I also am enthused by this device since it uses less energy. One tip I've learn to do is turn the heat off early prior to the end of the cooking time and allow the pressure cooker to cool. Thus saving energy and removing the need to run (waste water) over the top of the pressure cooker to have it cool.
My latest kick is placing farrow in the pot and having it cook in a snap. Farrow is like rice when cooked, with a nutty sweet flavor. I buy it at a store which sells food in bulk.
The grain was used frequently during Roman times made into a gruel to feed to the Legions.
I also like mixing barley with mace (equal parts, half and half). The combination is wonderful. Barley can taste rather bland, however when mixed with the mace the flavor is more than wholesome.
If you're into having fully cooked food, then this tool is your best tool.
Last edited by dovestrobe; 06-13-2010 at 11:46 PM.
Thank you so much for your input. I just planted bush beans and I will use the pressure cooker with red potatos and some bacon. It still scares the crap out of me though. Your input helped alot. I will put it on medium and run away probably. My grand mother used it and I just love her recipe for red potatos and green beans. Thanks again for the great advice.
You put your pressure cooker on high heat. I could never do that. Low heat scares the crap out of me. I wish I could get over it. I know they are wonderful tools for cooking. I am just so scared of it.

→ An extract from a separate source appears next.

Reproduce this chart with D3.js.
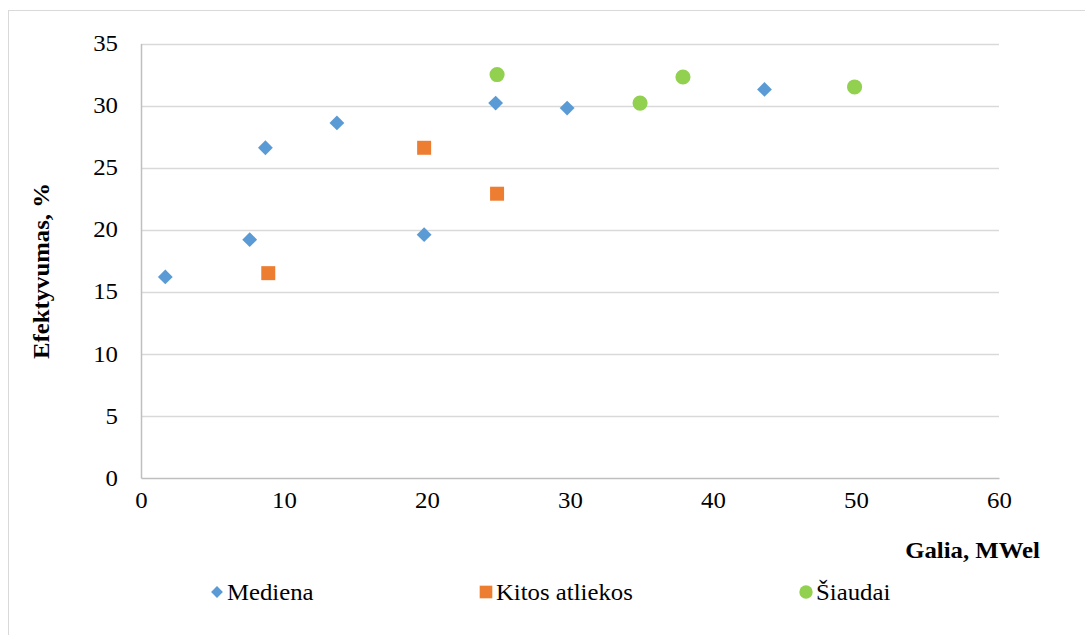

I have an old style(I guess the thing can explode?!) pressure cooker. I can't afford to go out and buy a fine new contemporary piece of equipment. I suppose if you put the pot on high and left the room, as you suggest ("run away"), you can expect your meal dangling from the ceiling when you return. What I do, when I see the pressure build up with my regulator hissing and flipping all over the place as it does. Turn the heat down, simple as that!